Fortunately, now that I know something about negativity bias, I can do two things about it. The first is that I can recognize that my focus on the negative bits is unreasonable and probably not shared by the people around me. The second is to counteract my own bias by deliberately taking in the good.
And there is a lot of good to be found. Whether I’m savoring completing a task, or that the sun has peeked out for a few minutes, there is something good to find nearly every time I pause and look for it.
The trick, as always, is to pause.
Things have changed in my life lately, and until they settle down, I’ve decided to back off on the daily happiness exercises. For the moment I intend to focus on my daily meditations, and trying to maintain one practice from Just One Thing each week.
Just One Thing: Notice You’re All Right Right Now
This is one of my favorite concepts from Hardwiring Happiness, and I’m glad to see it again in Just One Thing. It’s so easy to dwell on anxieties — on worrying about the future, dwelling on should-have or could-have, pondering mistakes — that I often spend very little time noticing that actually I’m ok right now. And usually, I am. So this week my practice is to pause and notice that, as often and as deeply as I can.
Three Good Things
Today’s three good things:
- I watched my oldest running around outside in the rain as though this was heaven.
- Eating popcorn and hot spiced cider with my family last night.

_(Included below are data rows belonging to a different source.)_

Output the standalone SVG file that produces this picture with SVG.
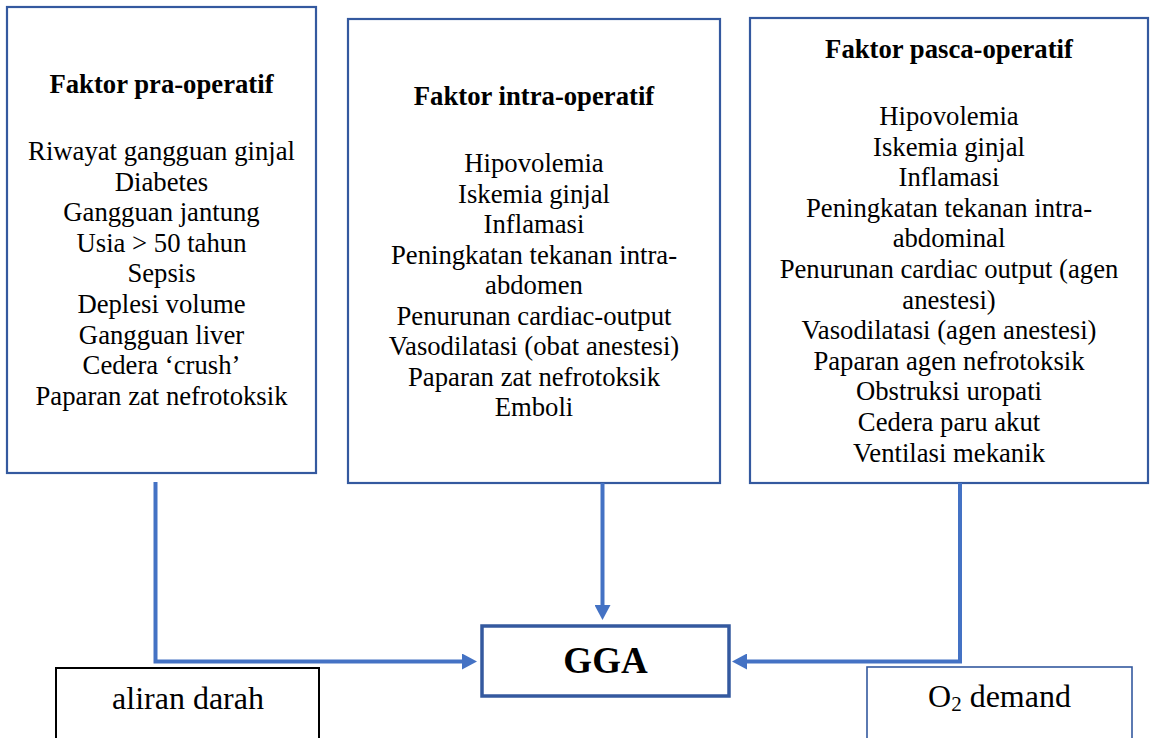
<svg xmlns="http://www.w3.org/2000/svg" width="1150" height="738" viewBox="0 0 1150 738">
  <style>
    .box { fill: #ffffff; stroke: #34599f; stroke-width: 2.2; }
    .gga { fill: #ffffff; stroke: #34599f; stroke-width: 3.5; }
    .lbl { fill: #ffffff; stroke: #000000; stroke-width: 2; }
    .lbl2 { fill: #ffffff; stroke: #34599f; stroke-width: 1.6; }
    text { font-family: 'Liberation Serif', 'DejaVu Serif', serif; font-size: 26.7px; fill: #000; text-anchor: middle; }
    .b { font-weight: bold; }
    .conn { fill: none; stroke: #4472c4; stroke-width: 4; }
  </style>
  <defs>
    <marker id="arr" markerUnits="userSpaceOnUse" viewBox="0 0 15 16" markerWidth="15" markerHeight="16" refX="0" refY="8" orient="auto">
      <path d="M0,0 L15,8 L0,16 z" fill="#4472c4"/>
    </marker>
  </defs>

  <g id="pra" font-family="Liberation Serif, serif">
    <rect class="box" x="7" y="7" width="309" height="466"/>
    <text class="b" x="161.5" y="93">Faktor pra-operatif</text>
    <text x="161.5" y="160">Riwayat gangguan ginjal</text>
    <text x="161.5" y="190.6">Diabetes</text>
    <text x="161.5" y="221.2">Gangguan jantung</text>
    <text x="161.5" y="251.8">Usia &gt; 50 tahun</text>
    <text x="161.5" y="282.4">Sepsis</text>
    <text x="161.5" y="313">Deplesi volume</text>
    <text x="161.5" y="343.6">Gangguan liver</text>
    <text x="161.5" y="374.2">Cedera ‘crush’</text>
    <text x="161.5" y="404.8">Paparan zat nefrotoksik</text>
  </g>

  <g id="intra">
    <rect class="box" x="348" y="19" width="372" height="464"/>
    <text class="b" x="534" y="105">Faktor intra-operatif</text>
    <text x="534" y="172">Hipovolemia</text>
    <text x="534" y="202.5">Iskemia ginjal</text>
    <text x="534" y="233">Inflamasi</text>
    <text x="534" y="263.5">Peningkatan tekanan intra-</text>
    <text x="534" y="294">abdomen</text>
    <text x="534" y="324.5">Penurunan cardiac-output</text>
    <text x="534" y="355">Vasodilatasi (obat anestesi)</text>
    <text x="534" y="385.5">Paparan zat nefrotoksik</text>
    <text x="534" y="416">Emboli</text>
  </g>

  <g id="pasca">
    <rect class="box" x="750" y="18" width="398" height="465"/>
    <text class="b" x="949" y="58">Faktor pasca-operatif</text>
    <text x="949" y="125">Hipovolemia</text>
    <text x="949" y="155.6">Iskemia ginjal</text>
    <text x="949" y="186.2">Inflamasi</text>
    <text x="949" y="216.8">Peningkatan tekanan intra-</text>
    <text x="949" y="247.4">abdominal</text>
    <text x="949" y="278">Penurunan cardiac output (agen</text>
    <text x="949" y="308.6">anestesi)</text>
    <text x="949" y="339.2">Vasodilatasi (agen anestesi)</text>
    <text x="949" y="369.8">Paparan agen nefrotoksik</text>
    <text x="949" y="400.4">Obstruksi uropati</text>
    <text x="949" y="431">Cedera paru akut</text>
    <text x="949" y="461.6">Ventilasi mekanik</text>
  </g>

  <g id="gga">
    <rect class="gga" x="482" y="626" width="247" height="70"/>
    <text class="b" x="605.5" y="673" style="font-size:37px">GGA</text>
  </g>

  <g id="aliran">
    <rect class="lbl" x="56" y="668" width="263" height="80"/>
    <text x="188" y="709" style="font-size:32px">aliran darah</text>
  </g>

  <g id="o2">
    <rect class="lbl2" x="867" y="667" width="265" height="80"/>
    <text x="999.5" y="707" style="font-size:32px">O<tspan style="font-size:21px" dy="4">2</tspan><tspan dy="-4"> demand</tspan></text>
  </g>

  <g id="connectors">
    <path class="conn" d="M155.5,482 V661.5 H462" marker-end="url(#arr)"/>
    <path class="conn" d="M602.5,483 V605" marker-end="url(#arr)"/>
    <path class="conn" d="M960,483 V661.5 H747" marker-end="url(#arr)"/>
  </g>
</svg>
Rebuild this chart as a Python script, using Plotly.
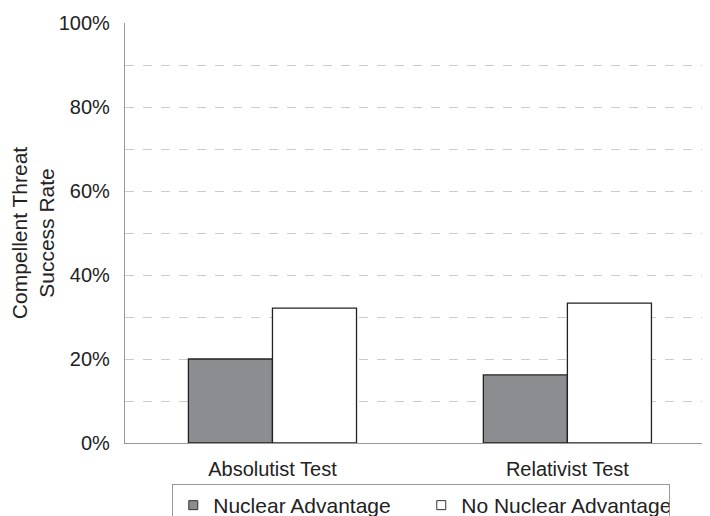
import plotly.graph_objects as go

categories = ["Absolutist Test", "Relativist Test"]
nuclear_adv = [20.0, 16.2]
no_nuclear_adv = [32.1, 33.3]
y_ticks = [0, 20, 40, 60, 80, 100]
y_tick_labels = ["0%", "20%", "40%", "60%", "80%", "100%"]
series_names = ["Nuclear Advantage", "No Nuclear Advantage"]
series_colors = ["#8c8d90", "#ffffff"]

fig = go.Figure()
for vals, name, col in zip([nuclear_adv, no_nuclear_adv], series_names, series_colors):
    fig.add_trace(go.Bar(
        x=categories, y=vals, name=name, showlegend=False,
        marker=dict(color=col, line=dict(color="#222222", width=1.3)),
    ))
    # legend swatch (small square, as in the reference)
    fig.add_trace(go.Scatter(
        x=[None], y=[None], mode="markers", name=name,
        marker=dict(symbol="square", size=9, color=col, line=dict(color="#333333", width=1)),
    ))

font_family = "Liberation Sans, Arial, sans-serif"

fig.update_layout(
    width=702, height=508,
    margin=dict(l=117, r=4, t=15, b=73),
    paper_bgcolor="white", plot_bgcolor="white",
    barmode="group", bargap=0.43, bargroupgap=0,
    font=dict(family=font_family, size=20, color="#222222"),
    showlegend=True,
    legend=dict(
        orientation="h", yref="container", xref="container",
        x=0.234, xanchor="left", y=0.063, yanchor="top",
        bordercolor="#999999", borderwidth=1, bgcolor="white",
        font=dict(size=21, color="#222222"),
        itemsizing="trace", itemwidth=30, entrywidth=203,
        tracegroupgap=0,
    ),
    xaxis=dict(
        range=[-0.5, 1.47], automargin=False,
        showgrid=False, showline=True, linecolor="#999999", linewidth=1.3,
        ticks="", tickfont=dict(size=20), ticklabelstandoff=8,
    ),
    yaxis=dict(
        range=[0, 100], automargin=False,
        tickvals=y_ticks, ticktext=y_tick_labels,
        showgrid=True, gridcolor="#cccccc", griddash="dash", gridwidth=1,
        showline=True, linecolor="#999999", linewidth=1.3,
        zeroline=False, ticks="", tickfont=dict(size=20),
        ticklabelstandoff=10,
        minor=dict(dtick=10, showgrid=True, gridcolor="#cccccc", griddash="dash", gridwidth=1),
        title=dict(text="Compellent Threat<br>Success Rate", font=dict(size=21)),
    ),
)

fig.write_html("out.html")
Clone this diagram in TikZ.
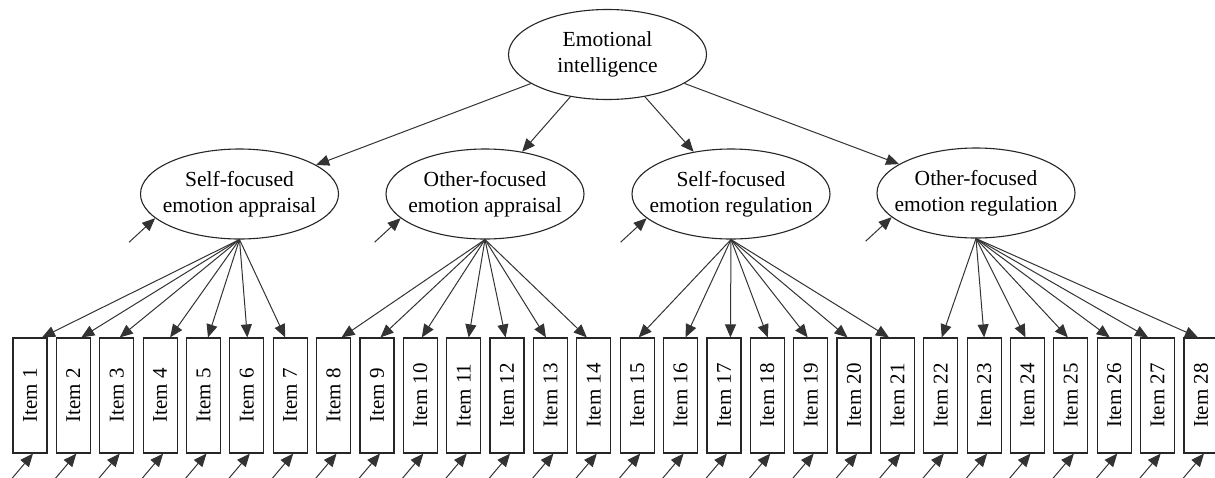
\documentclass[tikz,border=0pt]{standalone}
\usepackage{fontspec}
\setmainfont{Liberation Serif}
\usetikzlibrary{arrows.meta,calc,shapes.geometric}
\begin{document}
\begin{tikzpicture}[x=1pt,y=-1pt,
  lat/.style={ellipse, draw=black!85, line width=1.1pt, minimum width=198pt, minimum height=90pt,
    inner xsep=-20pt, inner ysep=0pt, align=center, font=\fontsize{21.5}{25.5}\selectfont},
  obs/.style={rectangle, draw=black!85, line width=1.2pt, minimum width=34pt, minimum height=115pt,
    inner sep=0pt, font=\fontsize{21}{24}\selectfont},
  arr/.style={draw=black!80, line width=1pt, -{Triangle[length=13pt,width=11pt]}},
]
\useasboundingbox (0,0) rectangle (1215,477);

\node[lat] (EI) at (607.5,54.5) {Emotional\\intelligence};
\node[lat] (F1) at (239.5,194) {Self-focused\\emotion appraisal};
\node[lat] (F2) at (485,194) {Other-focused\\emotion appraisal};
\node[lat] (F3) at (731,194) {Self-focused\\emotion regulation};
\node[lat] (F4) at (976,193) {Other-focused\\emotion regulation};

\foreach \f in {F1,F2,F3,F4}{
  \draw[arr] (EI) -- (\f);
  \coordinate (\f e) at ($(\f.196)+(-26,24)$);
  \draw[arr] (\f e) -- (\f.196);
}

\foreach \i in {1,...,28}{
  \pgfmathsetmacro\cx{30+(\i-1)*43.37}
  \node[obs] (I\i) at (\cx,395.5) {\rotatebox{90}{Item \i}};
  \coordinate (U\i) at ($(I\i.south)+(-19,26)$);
  \draw[arr] (U\i) -- ([xshift=3pt]I\i.south);
}

\foreach \i/\o in {1/12,2/8,3/3,4/10,5/4.5,6/0.5,7/-5}{
  \draw[arr] (F1.south) -- ([xshift=\o pt]I\i.north);
}
\foreach \i/\o in {8/8,9/3.5,10/1.5,11/5,12/-1.5,13/-4.5,14/-7}{
  \draw[arr] (F2.south) -- ([xshift=\o pt]I\i.north);
}
\foreach \i/\o in {15/1.5,16/5,17/6.5,18/0.5,19/-3,20/-6.5,21/-8.5}{
  \draw[arr] (F3.south) -- ([xshift=\o pt]I\i.north);
}
\foreach \i/\o in {22/1,23/0,24/-2,25/-3,26/-4.5,27/-9.5,28/-3}{
  \draw[arr] (F4.south) -- ([xshift=\o pt]I\i.north);
}
\end{tikzpicture}
\end{document}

- I learned of a new (to me) initiative called Mastery Transcripts that sounds very exciting to me.
Remember: Be Curious.
Lately I have been thinking a great deal about activism. For most of my life I wasn’t the least tempted to engage in activism — it sounded hard, mostly from a social perspective. I was happy to give money, but even volunteering seemed like a lot to ask, much less being a driving force for change.
And then recently I put a great deal of work into an event which I think can only be described as activist. It stretched me out of my comfort zone, and it was at times terrifying, but it was also exciting and fulfilling. I suppose that’s why this article resonated so much with me today. Because now I’m wondering: Where do I go next?
Remember: Be Curious.
Just One Thing: Be Curious
Curiosity is one of my favorite traits, so this week’s focus sounds fun to me. Rick Hanson starts with a story about curiosity about the world, and I definitely love that sort of curiosity: Why are those buildings so different from the ones over here? Why does this sort of plant grow in one place but not another? What is that bug doing?
But he also points out that curiosity about ourselves and each other can lead us to be better listeners, more discerning friends, and more self-aware. It can help us to see more broadly, so that small things are put into better context. In the best case it can nudge us toward the state of beginner’s mind, relieving us of assumptions so that we can see clearly.
And of course, being curious is just fun.
Today’s happiness quote is from The Daily Stoic, quoted from On The Happy Life:
Wherever there is a human being, we have an opportunity for kindness.
Today’s TED talk is by John Sweeney: Why kindness matters.
Repeat and Recharge
My most potent experiences of strength this week were physical, which I suppose makes sense — the sense of strength involved in jogging up the hill, or lifting something heavy, is immediate and easy. I tried to savor those feelings as much as possible. I found it significantly more difficult to experience mental or emotional strength. There was one opportunity, though, when I reached out to someone despite feeling vulnerable about it, and I tried to center myself in the feeling of strength.
Recharging was easy today. I’d taken my family to my dad’s house for apple cider making, one of my favorite parts of fall. This meant lots of solid outdoor work, a vibrant fall day, people I like, and the pleasure of fresh-pressed apple juice.